图3 基于16S rRNA基因序列构建不同地理种群的栗瘿蜂的NJ树
图4 基于16S rRNA基因序列构建不同地理种群的栗瘿蜂的ME树
图5 基于16S rRNA基因序列构建不同地理种群的栗瘿蜂的UPGMAN树
利用NJ、ME、UPGMAN分析得到的分子系统发育树拓扑结构基本一致,6个不同地理种群大致可以分为两个支系,第一个支系由保定、浏阳、泰安种群组成,并有着极高的置信度(100%),说明这三者之间具有较近的亲缘关系;第二个支系由福州、桂林、怀化种群组成,前期已经出现分化,且置信度相对较低.从总体上看,这6个地理种群在聚类上呈现出一种平行式的分布关系,并没有因为地理环境的远近而显示出相应的差异性,如空间位置相距较远的浏阳和泰安种群并不一定存在大的差异,而较近的怀化和浏阳种群的差异反而更加显著.

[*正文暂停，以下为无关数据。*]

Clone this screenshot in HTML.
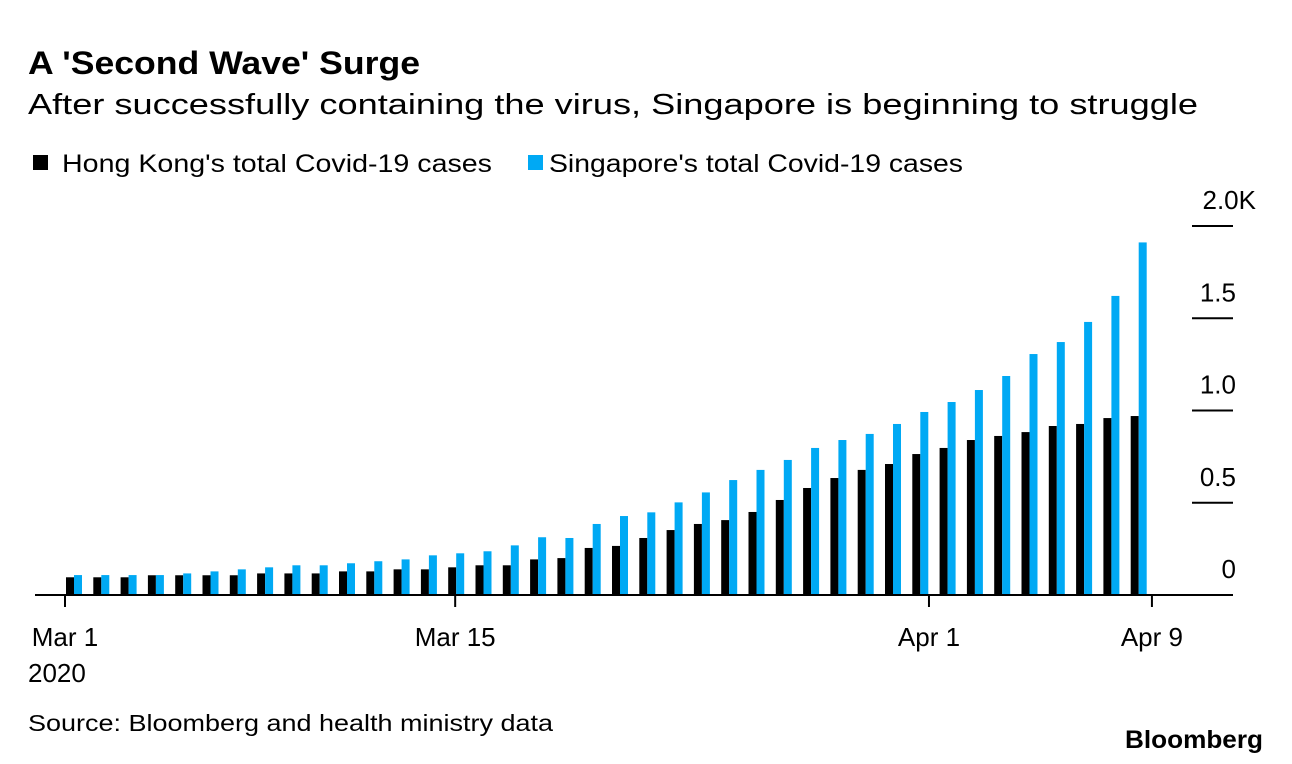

mtDNA 16S rRNA既具有保守性,又具有高变性.保守性能够反映出物种的亲缘关系,为系统发育重建提供线索,高变性则能揭示出物种的特征核苷酸序列,是属种鉴定的分子基础.目前国内外对昆虫16S rRNA的报道较多,但对栗瘿蜂的16S rRNA研究还尚未见报道,而对栗瘿蜂的研究又主要集中在对其生物学特性、发生和防治等方面,如任淑艳[7],黄汉杰[8]等;在分子水平上的研究也仅见于贺一原[1-2]和朱道弘[1-2]对栗瘿蜂的Wolbachia感染研究.国外对瘿蜂科的其他种研究较多,如Dowton M.[9]对枝跗瘿蜂(Ibalia)16S rRNA的研究,Buennige M.[10]对食榕小蜂(Sycophila)的研究等.本研究对我国栗瘿蜂线粒体DNA 16S rRNA基因序列测定和分析,在一定程度上能为栗瘿蜂的系统演化提供分子生物学方面上的证据.

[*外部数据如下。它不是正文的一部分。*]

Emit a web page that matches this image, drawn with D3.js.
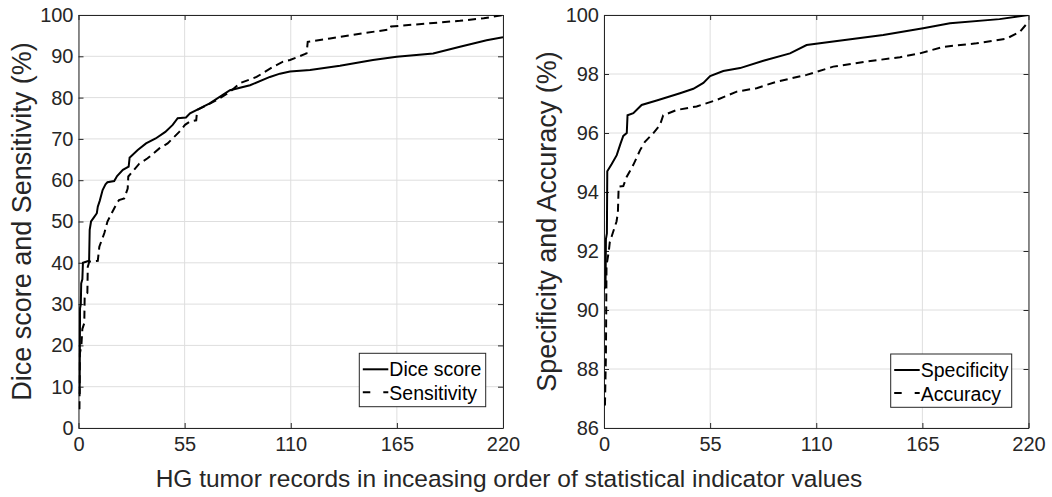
<!DOCTYPE html>
<html><head><meta charset="utf-8">
<script src="https://cdn.jsdelivr.net/npm/d3@7"></script>
<style>
html,body{margin:0;padding:0;background:#fff;}
svg{display:block;font-family:"Liberation Sans",Arial,Helvetica,sans-serif;}
</style></head>
<body>
<svg id="chart" width="1052" height="497"></svg>
<script>
// ---- data (record index, value %) ----
const xTicks = [0, 55, 110, 165, 220];
const leftYTicks = [0, 10, 20, 30, 40, 50, 60, 70, 80, 90, 100];
const rightYTicks = [86, 88, 90, 92, 94, 96, 98, 100];

const diceScore = [[0,8.5],[0.6,8.5],[0.8,29],[1.2,30],[1.4,35],[2,36],[2.3,40],[5.5,40.5],[5.8,48],[6.5,50],[8,51],[9.5,52],[10,53.6],[11,55],[12.5,57.6],[14,59],[15,59.5],[18.5,59.8],[20,61],[23,62.5],[26,63.3],[26.5,65.5],[27,65.7],[30.7,67.3],[35,68.9],[40,70.1],[45,71.7],[48.8,73.4],[51.4,75],[55.7,75.2],[57.8,76.2],[68,78.6],[78.5,81.8],[88.9,83],[99.2,85],[104.4,85.8],[109.6,86.3],[120,86.7],[135.5,87.7],[152.6,89.1],[164.9,89.9],[183.8,90.7],[197.7,92.3],[211.5,93.9],[220,94.6]];
const sensitivity = [[0,4.8],[0.5,4.8],[0.7,18],[1.5,20],[2,24],[3,25.4],[3.2,32],[4.6,32.7],[4.8,39],[5.6,40.3],[10,40.5],[10.8,43.9],[13.4,47.2],[15,50],[19.4,54],[21,55.2],[23.7,55.6],[25.5,58],[25.8,60.9],[31.5,64],[35.8,65.3],[41.9,67.7],[46.2,68.9],[52.2,71.7],[55.2,73.4],[57.8,74.2],[61,74.5],[61.5,77],[71.6,79.4],[78.5,81.4],[83.7,83.5],[92.3,85],[101,87.5],[106,88.7],[109.6,89.1],[118.2,90.7],[118.8,93.5],[130.4,94.3],[147.6,95.6],[161.4,96.5],[162,97.2],[182,98],[197.7,98.6],[210,99.2],[220,100]];
const specificity = [[0,90.7],[0.8,90.8],[1,92.4],[1.5,92.6],[1.7,94.7],[4,94.95],[6.6,95.25],[8.6,95.65],[10,95.9],[11.8,96],[12.2,96.6],[15.2,96.67],[19.5,96.95],[27.3,97.1],[39.4,97.35],[46.3,97.5],[51.5,97.7],[55,97.93],[61.8,98.1],[70.5,98.2],[82.6,98.45],[96.4,98.7],[105,98.98],[118.8,99.1],[144.7,99.32],[165.4,99.55],[179.3,99.72],[205,99.86],[220,100]];
const accuracy = [[0,86.8],[0.5,86.8],[1,88.5],[1.3,91.5],[2.5,92],[3,92.3],[4,92.5],[6.5,93],[7.2,93.3],[7.6,94.18],[10,94.2],[11.8,94.52],[15.2,94.92],[18.7,95.42],[21.2,95.7],[25.5,95.99],[29,96.27],[30.7,96.6],[37.7,96.78],[48,96.9],[58.4,97.12],[68.8,97.4],[79.1,97.52],[89.5,97.74],[105,97.97],[118.8,98.25],[136,98.42],[153.4,98.57],[163.7,98.7],[175.8,98.92],[193.1,99.04],[208.6,99.2],[215.5,99.43],[220,99.77]];

const leftLabels = ["Dice score", "Sensitivity"];
const rightLabels = ["Specificity", "Accuracy"];
const yLabelLeft = "Dice score and Sensitivity (%)";
const yLabelRight = "Specificity and Accuracy (%)";
const xLabel = "HG tumor records in inceasing order of statistical indicator values";

// ---- drawing ----
const svg = d3.select("#chart");
const AX = "#262626", GRID = "#dedede";
const TOP = 15, BOTTOM = 428;
const DASH = "8,5";

function panel(cfg) {
  const x = d3.scaleLinear().domain([0, 220]).range([cfg.x0, cfg.x1]);
  const y = d3.scaleLinear().domain(cfg.yDomain).range([BOTTOM, TOP]);
  const g = svg.append("g");
  const id = "clip" + cfg.key;
  svg.append("clipPath").attr("id", id).append("rect")
    .attr("x", cfg.x0).attr("y", TOP).attr("width", cfg.x1 - cfg.x0).attr("height", BOTTOM - TOP);

  // grid
  g.append("g").selectAll("line").data(xTicks).join("line")
    .attr("x1", d => x(d)).attr("x2", d => x(d)).attr("y1", TOP).attr("y2", BOTTOM)
    .attr("stroke", GRID).attr("stroke-width", 1);
  g.append("g").selectAll("line").data(cfg.yTicks).join("line")
    .attr("x1", cfg.x0).attr("x2", cfg.x1).attr("y1", d => y(d)).attr("y2", d => y(d))
    .attr("stroke", GRID).attr("stroke-width", 1);

  // axes with inward ticks
  const tl = 5;
  const axB = d3.axisBottom(x).tickValues(xTicks).tickSizeInner(-tl).tickSizeOuter(0).tickPadding(9).tickFormat(d3.format("d"));
  const axT = d3.axisTop(x).tickValues(xTicks).tickSizeInner(-tl).tickSizeOuter(0).tickFormat("");
  const axL = d3.axisLeft(y).tickValues(cfg.yTicks).tickSizeInner(-tl).tickSizeOuter(0).tickPadding(5).tickFormat(d3.format("d"));
  const axR = d3.axisRight(y).tickValues(cfg.yTicks).tickSizeInner(-tl).tickSizeOuter(0).tickFormat("");
  const style = s => {
    s.select(".domain").attr("stroke", AX).attr("stroke-width", 1);
    s.selectAll(".tick line").attr("stroke", AX);
    s.selectAll("text").attr("fill", AX).style("font-size", "20px").style("font-family", "'Liberation Sans',Arial,sans-serif");
  };
  g.append("g").attr("transform", `translate(0,${BOTTOM})`).call(axB).call(style);
  g.append("g").attr("transform", `translate(0,${TOP})`).call(axT).call(style);
  g.append("g").attr("transform", `translate(${cfg.x0},0)`).call(axL).call(style);
  g.append("g").attr("transform", `translate(${cfg.x1},0)`).call(axR).call(style);

  // lines
  const line = d3.line().x(d => x(d[0])).y(d => y(d[1]));
  const lg = g.append("g").attr("clip-path", `url(#${id})`);
  lg.append("path").datum(cfg.solid).attr("d", line).attr("fill", "none")
    .attr("stroke", "#000").attr("stroke-width", 2).attr("stroke-linejoin", "miter");
  lg.append("path").datum(cfg.dashed).attr("d", line).attr("fill", "none")
    .attr("stroke", "#000").attr("stroke-width", 2).attr("stroke-dasharray", DASH);

  // y label
  g.append("text").attr("transform", `translate(${cfg.ylx},${(TOP + BOTTOM) / 2}) rotate(-90)`)
    .attr("text-anchor", "middle").attr("fill", AX).style("font-size", "27px").text(cfg.ylabel);

  // legend
  const L = cfg.legend;
  const lgd = g.append("g");
  lgd.append("rect").attr("x", L.x).attr("y", L.y).attr("width", L.w).attr("height", L.h)
    .attr("fill", "#fff").attr("stroke", AX).attr("stroke-width", 1);
  lgd.append("line").attr("x1", L.x + 3.5).attr("x2", L.x + 29).attr("y1", L.y + 16).attr("y2", L.y + 16)
    .attr("stroke", "#000").attr("stroke-width", 2);
  lgd.append("line").attr("x1", L.x + 3.5).attr("x2", L.x + 29).attr("y1", L.y + 39).attr("y2", L.y + 39)
    .attr("stroke", "#000").attr("stroke-width", 2).attr("stroke-dasharray", "7.5,13,5");
  lgd.selectAll("text").data(cfg.labels).join("text")
    .attr("x", L.x + 30).attr("y", (d, i) => L.y + 23 + i * 24)
    .attr("fill", "#000").style("font-size", "19.5px").text(d => d);
}

panel({key: "L", x0: 78.5, x1: 503, yDomain: [0, 100], yTicks: leftYTicks,
  solid: diceScore, dashed: sensitivity, ylabel: yLabelLeft, ylx: 31, labels: leftLabels,
  legend: {x: 359.3, y: 353.3, w: 126.4, h: 53.4}});
panel({key: "R", x0: 604, x1: 1028.5, yDomain: [86, 100], yTicks: rightYTicks,
  solid: specificity, dashed: accuracy, ylabel: yLabelRight, ylx: 556, labels: rightLabels,
  legend: {x: 890.7, y: 354, w: 121, h: 53.3}});

svg.append("text").attr("x", 509).attr("y", 487).attr("text-anchor", "middle")
  .attr("fill", AX).style("font-size", "24.5px").text(xLabel);
</script>
</body></html>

对基因序列进行分析,结果表明,T、C、A、G碱基平均含量分别为42.6%、8.1%、41.5%、7.8%,其中(A+T)含量(84.1%)明显高于(C+G)含量(15.9%),表现出明显的A+T碱基偏嗜,且A和T碱基含量相当,这与Simon[11]等报道的昆虫线粒体基因的碱基组成特征基本一致.本文所示的6个不同地理种群的栗瘿蜂16S rRNA基因片段中具有较多的转换、颠换、插入和缺失现象,这可能是由于16S rRNA基因是一非编码蛋白基因,在进化中所受到的选择压力相对较小的缘故[12].
尽管建树方法的设置参数不同,但是,这6个不同地理种群的分化趋势大致相同,即:泰安、保定、浏阳种群亲缘关系较近,福州、桂林、怀化种群分化程度较高.分化原因可能与栗瘿蜂的生活习性相关,因栗瘿蜂的迁飞能力弱,很难远距离的转移,在地理隔离的作用下,栗瘿蜂由于寄主、气候等外界环境因素的影响,向着适应自己环境的方向进化.另一方面,种群突变和遗传漂变也是导致遗传距离差异的重要因素.
系统拓扑树上的有些分支的置信度不是太高,许多低于70,如NJ上的保定种群和浏阳种群甚至低到49,其原因可能是所研究的序列片段太短(450左右),不能提供足够的遗传信息[13].另外,整个实验过程中所选择的地理种群少,并没有完全反映出我国栗瘿蜂不同地理种群的遗传分化特征,因此对我国不同地理种群的栗瘿蜂遗传分化还有待进一步探讨.